Roughness is another algorithm used to determine the subjective judgment of sound quality. Roughness correlates to how noticeable or annoying a sound is as heard by the human ear. More specifically, roughness is a hearing sensation related to loudness modulations at frequencies too high to discern separately, such as modulation frequencies greater than 30 Hz.
The roughness algorithm measures the energy in 24 barks, computes and filters the envelope of the signal in each band, measures the amplitude modulation of each envelope, and then weights the level in each band using both the modulation index of that band and a frequency-dependent weighting function. The algorithm returns the result as the roughness spectrum versus critical band rate and then integrates the roughness spectrum to measure the roughness.

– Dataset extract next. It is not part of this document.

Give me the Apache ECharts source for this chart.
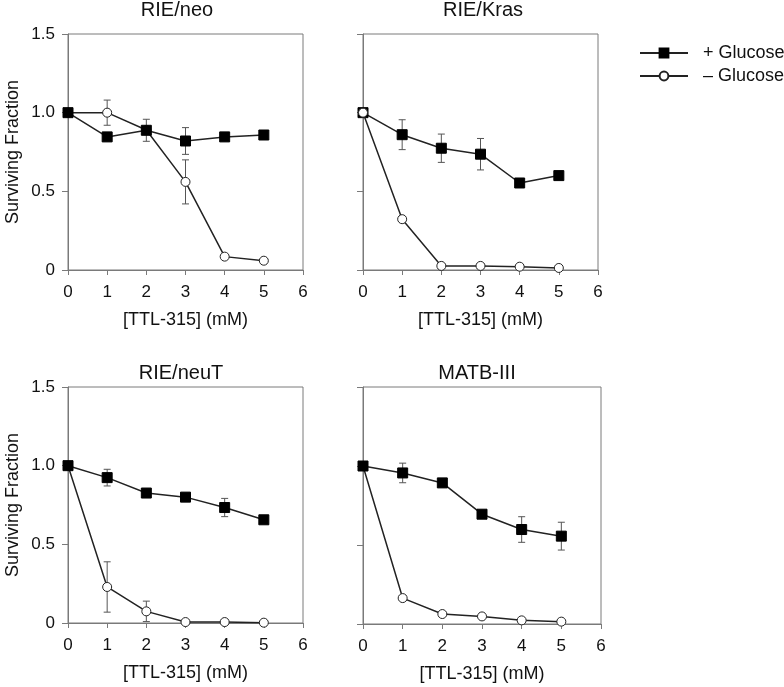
<!DOCTYPE html>
<html><head><meta charset="utf-8">
<script src="https://cdn.jsdelivr.net/npm/echarts@6/dist/echarts.min.js"></script>
<style>html,body{margin:0;padding:0;background:#fff}#c{width:784px;height:687px}</style>
</head><body><div id="c"></div>
<script>
// ---- data ----
const xVals = [0, 1, 2, 3, 4, 5];
const panelTitles = ['RIE/neo', 'RIE/Kras', 'RIE/neuT', 'MATB-III'];
const seriesNames = ['+ Glucose', '\u2013 Glucose'];
const xTickLabels = ['0', '1', '2', '3', '4', '5', '6'];
const yTickLabels = ['0', '0.5', '1.0', '1.5'];
const xAxisName = '[TTL-315] (mM)';
const yAxisName = 'Surviving Fraction';

const neoPlus = [1.0, 0.846, 0.888, 0.820, 0.846, 0.858];
const neoMinus = [1.0, 1.0, 0.89, 0.56, 0.085, 0.059];
const krasPlus = [1.0, 0.860, 0.774, 0.736, 0.553, 0.600];
const krasMinus = [1.0, 0.323, 0.026, 0.026, 0.021, 0.013];
const neuTPlus = [1.0, 0.924, 0.826, 0.800, 0.734, 0.656];
const neuTMinus = [1.0, 0.229, 0.074, 0.006, 0.006, 0.002];
const matbPlus = [1.0, 0.956, 0.893, 0.695, 0.598, 0.556];
const matbMinus = [1.0, 0.164, 0.063, 0.048, 0.023, 0.015];

const neoPlusErr = [0, 0, 0.07, 0.085, 0, 0];
const neoMinusErr = [0, 0.08, 0, 0.14, 0, 0];
const krasPlusErr = [0, 0.095, 0.09, 0.10, 0, 0];
const krasMinusErr = [0, 0, 0, 0, 0, 0];
const neuTPlusErr = [0, 0.053, 0, 0, 0.058, 0];
const neuTMinusErr = [0, 0.16, 0.065, 0, 0, 0];
const matbPlusErr = [0, 0.062, 0, 0, 0.081, 0.088];
const matbMinusErr = [0, 0, 0, 0, 0, 0];

// ---- layout / style ----
const FONT = '"Liberation Sans", Arial, Helvetica, sans-serif';
const grids = [
  {left: 68, top: 34, width: 235, height: 236},
  {left: 363, top: 34, width: 235, height: 236},
  {left: 68, top: 387, width: 235, height: 236},
  {left: 363, top: 387, width: 238, height: 237}
];
const titlePos = [[177, 0], [483, 0], [181, 363], [477, 363]];
const minusOnTop = [false, true, false, false];
const panels = [
  [neoPlus, neoMinus, neoPlusErr, neoMinusErr],
  [krasPlus, krasMinus, krasPlusErr, krasMinusErr],
  [neuTPlus, neuTMinus, neuTPlusErr, neuTMinusErr],
  [matbPlus, matbMinus, matbPlusErr, matbMinusErr]
];
const AXIS = '#7a7a7a';

function errRender(params, api) {
  const x = api.value(0), lo = api.value(1), hi = api.value(2);
  const a = api.coord([x, lo]), b = api.coord([x, hi]);
  const c = 3.5;
  const st = {stroke: '#555', lineWidth: 1};
  return {type: 'group', children: [
    {type: 'line', shape: {x1: a[0], y1: a[1], x2: b[0], y2: b[1]}, style: st},
    {type: 'line', shape: {x1: a[0] - c, y1: a[1], x2: a[0] + c, y2: a[1]}, style: st},
    {type: 'line', shape: {x1: b[0] - c, y1: b[1], x2: b[0] + c, y2: b[1]}, style: st}
  ]};
}

const option = {
  backgroundColor: '#fff',
  animation: false,
  textStyle: {fontFamily: FONT},
  title: panelTitles.map((t, i) => ({
    text: t, left: titlePos[i][0], top: titlePos[i][1], textAlign: 'center', padding: 0,
    textStyle: {fontFamily: FONT, fontSize: 20, fontWeight: 'normal', color: '#111'}
  })),
  legend: {
    data: seriesNames, orient: 'vertical', left: 639, top: 44, padding: 0,
    itemWidth: 48, itemHeight: 11, itemGap: 5,
    textStyle: {fontFamily: FONT, fontSize: 18, color: '#111', padding: [0, 0, 0, 10]}
  },
  grid: grids.map(g => Object.assign({show: true, borderColor: AXIS, borderWidth: 1, backgroundColor: 'transparent'}, g)),
  xAxis: grids.map((g, i) => ({
    type: 'value', gridIndex: i, min: 0, max: 6, interval: 1,
    name: xAxisName, nameLocation: 'middle', nameGap: 41,
    nameTextStyle: {fontFamily: FONT, fontSize: 18, color: '#111'},
    axisLine: {show: true, lineStyle: {color: AXIS, width: 1}},
    axisTick: {show: true, inside: false, length: 5, lineStyle: {color: AXIS}},
    axisLabel: {fontFamily: FONT, fontSize: 17, color: '#111', margin: 14, formatter: v => xTickLabels[Math.round(v)]},
    splitLine: {show: false}
  })),
  yAxis: grids.map((g, i) => ({
    type: 'value', gridIndex: i, min: 0, max: 1.5, interval: 0.5,
    name: (i % 2 === 0) ? yAxisName : '', nameLocation: 'middle', nameGap: 46,
    nameTextStyle: {fontFamily: FONT, fontSize: 18, color: '#111'},
    axisLine: {show: true, lineStyle: {color: AXIS, width: 1}},
    axisTick: {show: true, inside: false, length: 6, lineStyle: {color: AXIS}},
    axisLabel: {show: i % 2 === 0, fontFamily: FONT, fontSize: 17, color: '#111', margin: 13,
      formatter: v => yTickLabels[Math.round(v / 0.5)]},
    splitLine: {show: false}
  })),
  series: []
};

panels.forEach((p, i) => {
  const [plus, minus, plusErr, minusErr] = p;
  const errData = [];
  [[plus, plusErr], [minus, minusErr]].forEach(([vals, errs]) => {
    xVals.forEach((x, k) => { if (errs[k] > 0) errData.push([x, vals[k] - errs[k], vals[k] + errs[k]]); });
  });
  option.series.push({
    type: 'custom', xAxisIndex: i, yAxisIndex: i, renderItem: errRender, data: errData, z: 1, silent: true
  });
  option.series.push({
    name: seriesNames[0], type: 'line', xAxisIndex: i, yAxisIndex: i,
    data: xVals.map((x, k) => [x, plus[k]]),
    symbol: 'rect', symbolSize: 10, showAllSymbol: true,
    lineStyle: {color: '#222', width: 1.5},
    itemStyle: {color: '#000', borderColor: '#000', borderWidth: 1},
    z: minusOnTop[i] ? 2 : 3
  });
  option.series.push({
    name: seriesNames[1], type: 'line', xAxisIndex: i, yAxisIndex: i,
    data: xVals.map((x, k) => [x, minus[k]]),
    symbol: 'circle', symbolSize: 9, showAllSymbol: true,
    lineStyle: {color: '#222', width: 1.5},
    itemStyle: {color: '#fff', borderColor: '#222', borderWidth: 1},
    z: minusOnTop[i] ? 3 : 2
  });
});

const chart = echarts.init(document.getElementById('c'), null, {renderer: 'canvas'});
chart.setOption(option);
</script></body></html>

Sharpness is a hearing sensation related to frequency and independent of loudness. Sharpness corresponds to the sensation of a sharp, painful, high-frequency sound and is the comparison of the amount of high frequency energy to the total energy. The sharpness algorithm computes sharpness from the sound pressure signal waveform, the 1/3-octave band spectrum calculated over the frequency range 25 Hz to 12.5 kHz, or the specific loudness.
This algorithm normalizes the specific loudness spectrum by the total loudness and weights the spectrum according to frequency. The algorithm returns the frequency-weighted result as the specific sharpness versus critical band rate and then integrates the specific sharpness to measure the sharpness. Higher frequency components in the signal generally result in higher sharpness measurements.
Tonality is used to determine whether a sound consists mainly of tonal components or broadband noise. The algorithm measures the relative strength of the tones in a signal compared to the overall signal. For each time block, this algorithm first varies the frequency resolution according to the frequency selectivity of human hearing, searches the spectrum for likely tones, and then compares the loudness of the tones to the loudness of the sound.
7. Fluctuation Strength
Fluctuation strength is a hearing sensation related to loudness modulations at low frequencies that are discernable individually. Fluctuation strength uses a similar method to "roughness versus time" analysis except that it focuses specifically on signal variations with very low modulation frequencies.
Fluctuation strength measures the energy in 47 overlapping barks, computes and filters the envelope of the signal in each band, measures the amplitude modulation of each envelope, and weights the level in each band using a frequency-dependent weighting function. The algorithm returns the result as the fluctuation strength spectrum versus critical band rate and then integrates the fluctuation strength spectrum to measure the fluctuation strength. The algorithm examines modulations between 0 to 30 Hz, with special emphasis on those near 4 Hz.
The Sound and Vibration Measurement Suite provides VIs you can use to implement sound quality algorithms. The Sound and Vibration Measurement Suite also provides in-depth documentation about each of these algorithms. You can download the Sound and Vibration Measurement Suite for free as a 7-day trial. You also must install LabVIEW in order to use the sound quality algorithms in the Sound and Vibration Measurement Suite.
The Sound and Vibration Measurement Suite also provides the Sound and Vibration Assistant, which you can use to perform basic sound level measurements without having LabVIEW installed.